- Born: May 12, 1985 (age 41) Lagos, Nigeria
- Education: Lagos Business School; Prowess University;
- Occupations: TV personality, Entrepreneur
- Years active: 2009–present
- Known for: Television host
- Spouse: Mark W. Odigie (m. 2010)
- Children: 3

= Tope Mark-Odigie =

Nigerian TV personality and entrepreneur

Tope Mark-Odigie is a Nigerian real estate entrepreneur, television host and chief executive officer of REB360 limited, a Nigerian real estate development company.

She is co-host on TVC's daytime show Your View since 2012 where she talks about nation building and founded REB360 in 2019 to help people attain financial freedom and the founder of Women in Real Estate, Africa.
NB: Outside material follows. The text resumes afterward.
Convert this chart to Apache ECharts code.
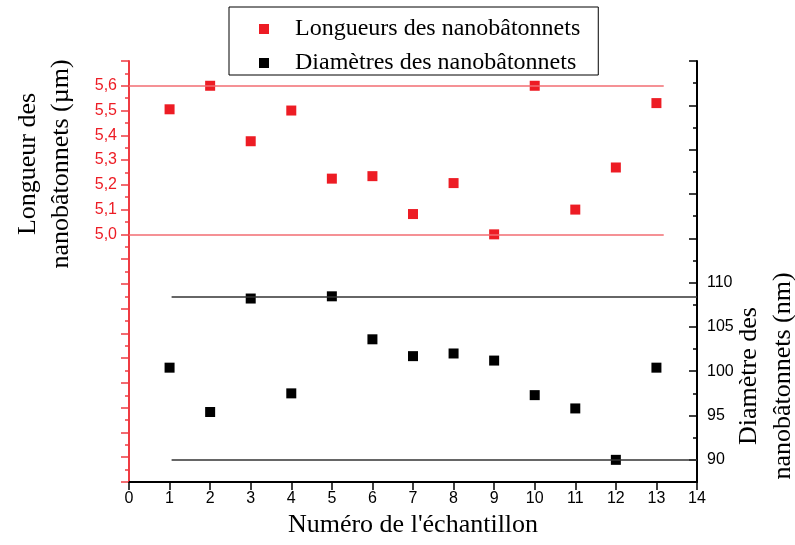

== Early life and education ==
Tope was born on 12 May 1985 to Mr and Mrs Odubela as the only child in Lagos. She did her Secondary School education in C & S College before proceeding to Yaba College of Technology and obtained a doctorate from the Prowess University.

== Career ==
Tope started her entrepreneurship journey when she was 21 as she founded Ewabela Beauty and in 2021, she founded REB360 Limited, a Real estate company.

Since 2013, she has been the co-host of Your View, an award winning breakfast show on TVC which has millions of viewership globally. She is a fellow of the Institute of Management Consultants.

== Writing ==
In 2024, she authored her debut book titled Mastering the Money Game, which showcased step in harnessing money.

== Personal life ==
Tope married Mark Wilson Odigie, an information technologist in 2010 and together they have three sons and reside in Lagos, Nigeria.